The NBA Attacks the Tiny-Player Problem for Mobile Viewers

Facial expressions and other subtleties that HDTVs have made a standard part of the viewing experience are often murky writ small.

Jordan Mickey #55 of the Boston Celtics puts up a layup in the second half of preseason game against the Brooklyn Nets at Barclays Center on Oct. 13, 2016 in New York City.

Photographer: Michael Reaves/Getty Images

Watching sports on a mobile phone is like watching TV through a cathode-ray tube. It feels like old technology.

It’s easy enough to follow the basics, but no matter how fine the screen resolution, the facial expressions and other subtleties that high-definition televisions have made a standard part of the viewing experience are often murky. Leagues and broadcasters usually supply the same feed to customers, whether they’re watching on a tablet or smartphone or on a 50-inch plasma-screen HDTV.

Broadcast view.
Broadcast view.
Courtesy: NBA

The National Basketball Association is trying something new this season for customers of League Pass, its out-of-market live game subscription service. It will announce today that subscribers who use smartphones or tablets will have a “mobile view” option starting with Tuesday’s season opener. Mobile view will get in closer to the action than the standard TV feed can. Check out the difference above and below.
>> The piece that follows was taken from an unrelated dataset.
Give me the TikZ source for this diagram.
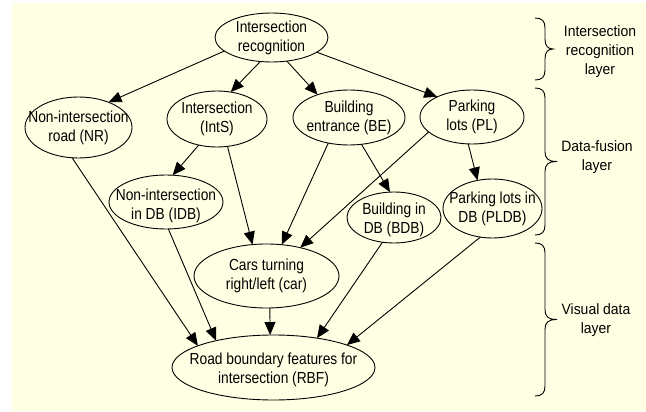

NBA Digital, which manages the league’s digital assets in a partnership with Turner Sports, will have a dedicated camera at every game to supply the new mobile feed. “All 29 venues will have a camera set up literally right next to the traditional-view cameraman,” said Mark Johnson, senior vice president for digital at Turner Sports.

Mobile view
Mobile view
Courtesy: NBA

While the TV camera operator captures the traditional wide sweep of the court, the mobile-view operator will be zooming in tighter around the ball. League Pass customers can switch between the mobile and standard views with a couple of taps on the screen. The league is betting that older fans might prefer to see the open player standing on the far side of the floor even if it means missing out on the expression on a defender’s face. “My guess is that the older demographic is not looking for a change, but you’ll see the younger demographic embrace it,” Johnson said.

Leagues and sports broadcasters have experimented with alternative camera options for online viewers. The National Hockey League, for instance, has used GoPro cameras to provide a player’s-eye view for some events. ESPN’s broadcast of college football’s national championship game has included options for online viewers to watch from the perspective of dozens of cameras stationed around the field.

But the NBA’s dedicated mobile camera is a first. “It’s a step forward in that they are making an effort to shoot the game in a way that it will be portable to a smaller screen,” said Brandon Costa, senior editor at Sports Video Group, an association of production professionals. 

Last season the NBA tested its mobile-optimization plans by posting highlight videos on social media in both traditional and close-up views and tracking how often fans liked, shared, and commented on the different versions. “By a factor of 2 to 1, fans preferred the mobile-optimized highlight package,” said Melissa Rosenthal Brenner, the NBA’s senior vice president for digital media. Most users access social media on a mobile device; the league took that as evidence that fans prefer tighter views on smartphones and tablets, which is how 70 percent of League Pass customers watch games.

Mobile view continues the NBA’s efforts to adapt its live game options for a new generation of customers. Last week the league announced it would be offering a weekly virtual-reality game to League Pass subscribers. A year ago it began offering the service on single-team and single-game bases in addition to the leaguewide, season-long package. The mobile-view option will be available to customers whether they buy the full League Pass ($199.99), a single-team subscription ($119.99), or a single game ($6.99).